- [Required work]
Gather from the material every line that contains the string "React".
# # # #
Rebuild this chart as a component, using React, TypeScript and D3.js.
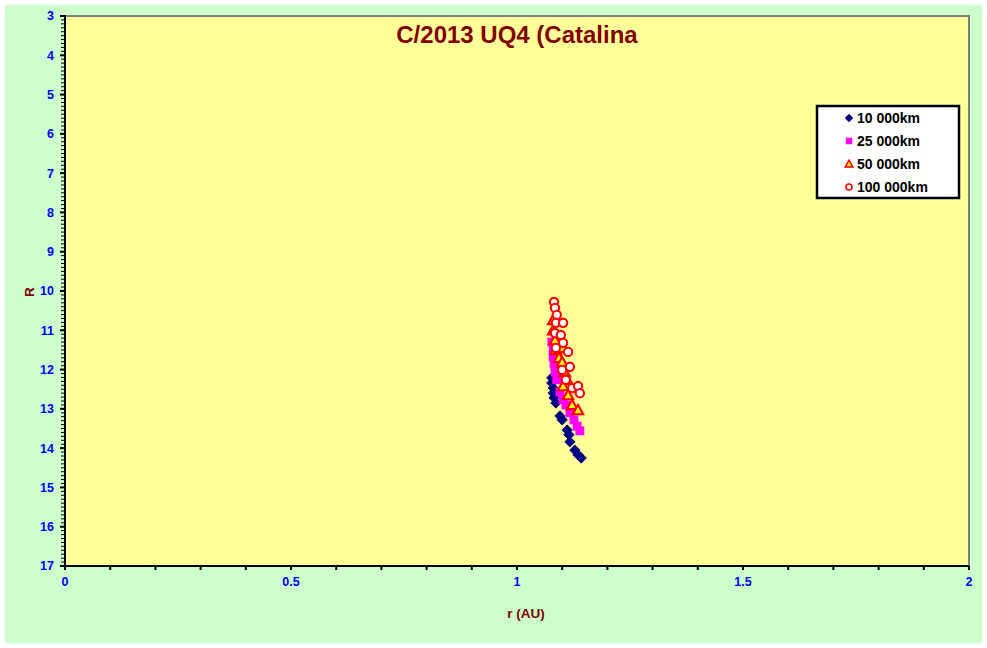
import React from "react";
import * as d3 from "d3";

// values
const seriesNames = ["10 000km", "25 000km", "50 000km", "100 000km"];

const r10k = [1.077, 1.077, 1.080, 1.080, 1.082, 1.086, 1.095, 1.100, 1.111, 1.115, 1.117, 1.128, 1.135, 1.142];
const R10k = [12.21, 12.34, 12.47, 12.60, 12.72, 12.85, 13.18, 13.28, 13.54, 13.66, 13.84, 14.05, 14.17, 14.25];

const r25k = [1.077, 1.080, 1.080, 1.082, 1.084, 1.088, 1.095, 1.102, 1.108, 1.117, 1.126, 1.133, 1.139];
const R25k = [11.30, 11.50, 11.68, 11.86, 12.06, 12.26, 12.57, 12.77, 12.90, 13.10, 13.28, 13.44, 13.56];

const r50k = [1.080, 1.080, 1.084, 1.086, 1.093, 1.102, 1.100, 1.106, 1.111, 1.102, 1.113, 1.122, 1.135];
const R50k = [10.74, 11.00, 11.25, 11.50, 11.70, 11.45, 11.81, 12.06, 12.26, 12.42, 12.65, 12.90, 13.03];

const r100k = [1.082, 1.084, 1.088, 1.086, 1.102, 1.084, 1.097, 1.102, 1.086, 1.113, 1.100, 1.117, 1.108, 1.122, 1.135, 1.139];
const R100k = [10.28, 10.43, 10.61, 10.81, 10.81, 11.07, 11.12, 11.32, 11.45, 11.55, 12.01, 11.93, 12.26, 12.47, 12.42, 12.60];

const xTicks = [0, 0.5, 1, 1.5, 2];
const yTicks = [3, 4, 5, 6, 7, 8, 9, 10, 11, 12, 13, 14, 15, 16, 17];

const width = 987;
const height = 648;
const plot = {left: 65, top: 16, right: 969, bottom: 566};

const font = "'Liberation Sans', Arial, sans-serif";

function Marker(props: {kind: number, x: number, y: number, s: number}) {
    const {kind, x, y, s} = props;
    if (kind === 0) {
        return <path d={`M${x},${y - s}L${x + s},${y}L${x},${y + s}L${x - s},${y}Z`} fill="#000080" stroke="#000080" strokeWidth={0.8}/>;
    }
    if (kind === 1) {
        return <rect x={x - s * 0.85} y={y - s * 0.85} width={s * 1.7} height={s * 1.7} fill="#ff00ff"/>;
    }
    if (kind === 2) {
        return <path d={`M${x},${y - s}L${x + s},${y + s * 0.8}L${x - s},${y + s * 0.8}Z`} fill="#ffff00" stroke="#ff0000" strokeWidth={s * 0.4}/>;
    }
    return <circle cx={x} cy={y} r={s * 0.8} fill="#ffffff" stroke="#ff0000" strokeWidth={s * 0.4}/>;
}

export default function App() {
    const xScale = d3.scaleLinear().domain([0, 2]).range([plot.left, plot.right]);
    const yScale = d3.scaleLinear().domain([3, 17]).range([plot.top, plot.bottom]);

    const series = [
        d3.zip(r10k, R10k),
        d3.zip(r25k, R25k),
        d3.zip(r50k, R50k),
        d3.zip(r100k, R100k),
    ];

    const xMinor = d3.range(0, 21).map(i => i / 10);
    const yMinor = d3.range(0, 141).map(i => 3 + i / 10);

    const legend = {x: 817, y: 106, w: 142, h: 92};

    return (
        <svg width={width} height={height} style={{position: "absolute", left: 0, top: 0, background: "white"}}>
            <rect x={5} y={5} width={977} height={638} fill="#ccffcc"/>
            {/* plot area with gray border */}
            <rect x={plot.left} y={plot.top} width={plot.right - plot.left} height={plot.bottom - plot.top}
                  fill="#ffff99" stroke="#808080" strokeWidth={2}/>

            {/* axes */}
            <line x1={plot.left} x2={plot.left} y1={plot.top - 1} y2={plot.bottom + 1} stroke="black" strokeWidth={2}/>
            <line x1={plot.left - 1} x2={plot.right} y1={plot.bottom} y2={plot.bottom} stroke="black" strokeWidth={2}/>
            {yMinor.map((v, i) => (
                <line key={"ym" + i} x1={plot.left - 4} x2={plot.left} y1={yScale(v)} y2={yScale(v)} stroke="black" strokeWidth={1}/>
            ))}
            {yTicks.map(v => (
                <line key={"yt" + v} x1={plot.left - 5} x2={plot.left} y1={yScale(v)} y2={yScale(v)} stroke="black" strokeWidth={2}/>
            ))}
            {xMinor.map((v, i) => (
                <line key={"xm" + i} x1={xScale(v)} x2={xScale(v)} y1={plot.bottom} y2={plot.bottom + 4} stroke="black" strokeWidth={2}/>
            ))}

            {yTicks.map(v => (
                <text key={"yl" + v} x={plot.left - 11} y={yScale(v)} dy="0.35em" textAnchor="end"
                      fontFamily={font} fontWeight="bold" fontSize={12.5} fill="#0000ff">{v}</text>
            ))}
            {xTicks.map(v => (
                <text key={"xl" + v} x={xScale(v)} y={plot.bottom + 20} textAnchor="middle"
                      fontFamily={font} fontWeight="bold" fontSize={12.5} fill="#0000ff">{v}</text>
            ))}

            <text x={517} y={43} textAnchor="middle" fontFamily={font} fontWeight="bold" fontSize={24} fill="#800000">C/2013 UQ4 (Catalina</text>
            <text x={526} y={618} textAnchor="middle" fontFamily={font} fontWeight="bold" fontSize={13.5} fill="#800000">r (AU)</text>
            <text transform={`translate(34,292) rotate(-90)`} textAnchor="middle" fontFamily={font} fontWeight="bold" fontSize={13.5} fill="#800000">R</text>

            {/* data */}
            {series.map((pts, k) => (
                <g key={"s" + k}>
                    {pts.map((p, i) => <Marker key={i} kind={k} x={xScale(p[0])} y={yScale(p[1])} s={5.2}/>)}
                </g>
            ))}

            {/* legend */}
            <rect x={legend.x} y={legend.y} width={legend.w} height={legend.h} fill="white" stroke="black" strokeWidth={2.5}/>
            {seriesNames.map((name, i) => {
                const y = legend.y + 12 + i * 23;
                return (
                    <g key={"lg" + i}>
                        <Marker kind={i} x={849} y={y} s={3.8}/>
                        <text x={857} y={y} dy="0.36em" fontFamily={font} fontWeight="bold" fontSize={14} fill="black">{name}</text>
                    </g>
                );
            })}
        </svg>
    );
}
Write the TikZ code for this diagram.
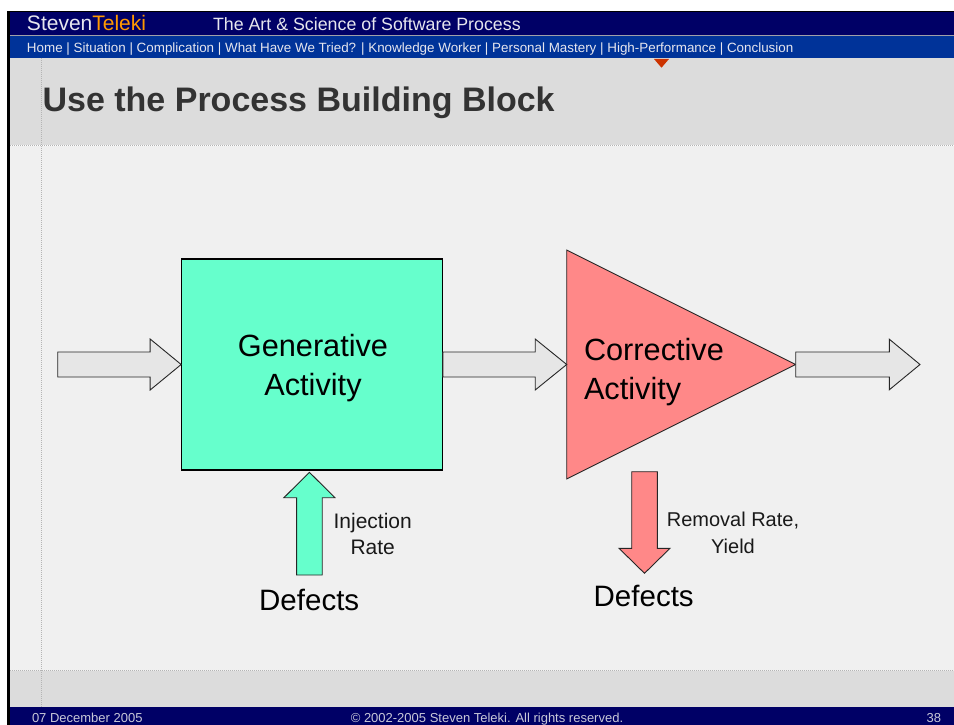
\documentclass[tikz,border=0pt]{standalone}
\usepackage{fontspec}
\setmainfont{Liberation Sans}
\usetikzlibrary{calc}
\definecolor{navy}{HTML}{000066}
\definecolor{navblue}{HTML}{003399}
\definecolor{titlegray}{HTML}{DCDCDC}
\definecolor{contentbg}{HTML}{F0F0F0}
\definecolor{dotgray}{HTML}{B4B4B4}
\definecolor{rulegray}{HTML}{A0A0A8}
\definecolor{arrowfill}{HTML}{E6E6E6}
\definecolor{genfill}{HTML}{66FFCC}
\definecolor{corfill}{HTML}{FF8888}
\definecolor{teleorange}{HTML}{FF9900}
\definecolor{markred}{HTML}{CC3300}
\definecolor{titletext}{HTML}{333333}
\definecolor{headtext}{HTML}{E6E6EE}
\definecolor{foottext}{HTML}{C8C8D8}
\newcommand\fsz[1]{\fontsize{#1}{#1}\selectfont}
\begin{document}
\begin{tikzpicture}[x=1pt,y=-1pt,
  lbl/.style={inner sep=0pt, outer sep=0pt},
  dotline/.style={draw=dotgray, line width=0.8pt, dash pattern=on 1pt off 1pt},
  barrow/.style n args={3}{draw=black!85, line width=0.9pt, line join=miter,
    to path={($(\tikztostart)!#1!90:(\tikztotarget)$)
      -- ($(\tikztotarget)!#3!(\tikztostart)!#1!90:(\tikztotarget)$)
      -- ($(\tikztotarget)!#3!(\tikztostart)!#2!90:(\tikztotarget)$)
      -- (\tikztotarget)
      -- ($(\tikztotarget)!#3!(\tikztostart)!#2!-90:(\tikztotarget)$)
      -- ($(\tikztotarget)!#3!(\tikztostart)!#1!-90:(\tikztotarget)$)
      -- ($(\tikztostart)!#1!-90:(\tikztotarget)$) -- cycle}},
  boxlbl/.style={lbl, font=\fsz{30.7}, text=black},
  smalllbl/.style={lbl, text=black!90},
]
\useasboundingbox (0,0) rectangle (954,725);
% page background
\fill[white] (0,0) rectangle (954,725);
\fill[black] (7,11) rectangle (10,725);
\fill[black] (7,11) rectangle (954,12.5);
\fill[navy] (10,12.5) rectangle (954,35);
\fill[rulegray] (10,35) rectangle (954,36.5);
\fill[navblue] (10,36.5) rectangle (954,58);
\fill[titlegray] (10,58) rectangle (954,145);
\fill[contentbg] (10,145.5) rectangle (954,670.5);
\fill[titlegray] (10,671) rectangle (954,707);
\fill[navy] (10,707) rectangle (954,725);
\draw[dotline] (10,145) -- (954,145);
\draw[dotline] (10,670.7) -- (954,670.7);
\draw[dotline] (41,58) -- (41,707);
% header texts
\node[lbl, anchor=base west, text=headtext] (brand) at (27,30.7)
  {\fsz{21}Steven\textcolor{teleorange}{Teleki}};
\node[lbl, anchor=base west, text=headtext] (tagline) at (213,30.7)
  {\fsz{17.8}The Art \& Science of Software Process};
\node[lbl, anchor=base west, text=headtext] (nav) at (27,52.3)
  {\fsz{13.4}Home | Situation | Complication | What Have We Tried? | Knowledge Worker | Personal Mastery | High-Performance | Conclusion};
\fill[markred] (654,59) -- (669,59) -- (661.5,67.7) -- cycle;
\node[lbl, anchor=base west, text=titletext] (title) at (42.6,111.7)
  {\fsz{34}\bfseries Use the Process Building Block};
% footer texts
\node[lbl, anchor=base west, text=foottext] (date) at (32,722.5) {\fsz{13}07 December 2005};
\node[lbl, anchor=base, text=foottext] (copy) at (487,722.5) {\fsz{13}© 2002-2005 Steven Teleki. All rights reserved.};
\node[lbl, anchor=base east, text=foottext] (page) at (941,722.5) {\fsz{13}38};
% diagram
\node[draw=black, line width=1.1pt, fill=genfill, minimum width=260.6pt, minimum height=211pt, inner sep=0pt] (gen) at (312,364.5) {};
\node[boxlbl, anchor=base] (gen1) at (313,356.3) {Generative};
\node[boxlbl, anchor=base] (gen2) at (313,395.5) {Activity};
\coordinate (corT) at (566.7,250);
\coordinate (corB) at (566.7,479);
\coordinate (corA) at (795.7,364.5);
\coordinate (corW) at (566.7,364.5);
\draw[draw=black!85, line width=0.9pt, fill=corfill] (corT) -- (corA) -- (corB) -- cycle;
\node[boxlbl, anchor=base west] (cor1) at (584,360.3) {Corrective};
\node[boxlbl, anchor=base west] (cor2) at (584,399.3) {Activity};
\coordinate (inS) at (57.7,364.5);
\coordinate (outE) at (920,364.5);
\draw[barrow={12.5pt}{25.5pt}{31pt}, fill=arrowfill] (inS) to (gen.west);
\draw[barrow={12.5pt}{25.5pt}{31.5pt}, fill=arrowfill] (gen.east) to (corW);
\draw[barrow={12.5pt}{25.3pt}{30.7pt}, fill=arrowfill] (corA) to (outE);
\coordinate (injS) at (309.4,575);
\coordinate (injT) at (309.4,472.3);
\draw[barrow={12.8pt}{25.5pt}{25.4pt}, fill=genfill] (injS) to (injT);
\coordinate (remS) at (644.5,471.7);
\coordinate (remT) at (644.5,573.3);
\draw[barrow={12.8pt}{25.5pt}{25pt}, fill=corfill] (remS) to (remT);
\node[smalllbl, anchor=base, font=\fsz{21}] (inj1) at (372.7,528.3) {Injection};
\node[smalllbl, anchor=base, font=\fsz{21}] (inj2) at (372.7,554) {Rate};
\node[smalllbl, anchor=base, font=\fsz{20}] (rem1) at (733,526) {Removal Rate,};
\node[smalllbl, anchor=base, font=\fsz{20}] (rem2) at (733,553.3) {Yield};
\node[lbl, anchor=base, font=\fsz{29.5}] (defL) at (309.2,610) {Defects};
\node[lbl, anchor=base, font=\fsz{29.5}] (defR) at (643.7,606.7) {Defects};
\end{tikzpicture}
\end{document}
# # # #
- [Solution below]
Rebuild this chart as a component, using React, TypeScript and D3.js.
import React from "react";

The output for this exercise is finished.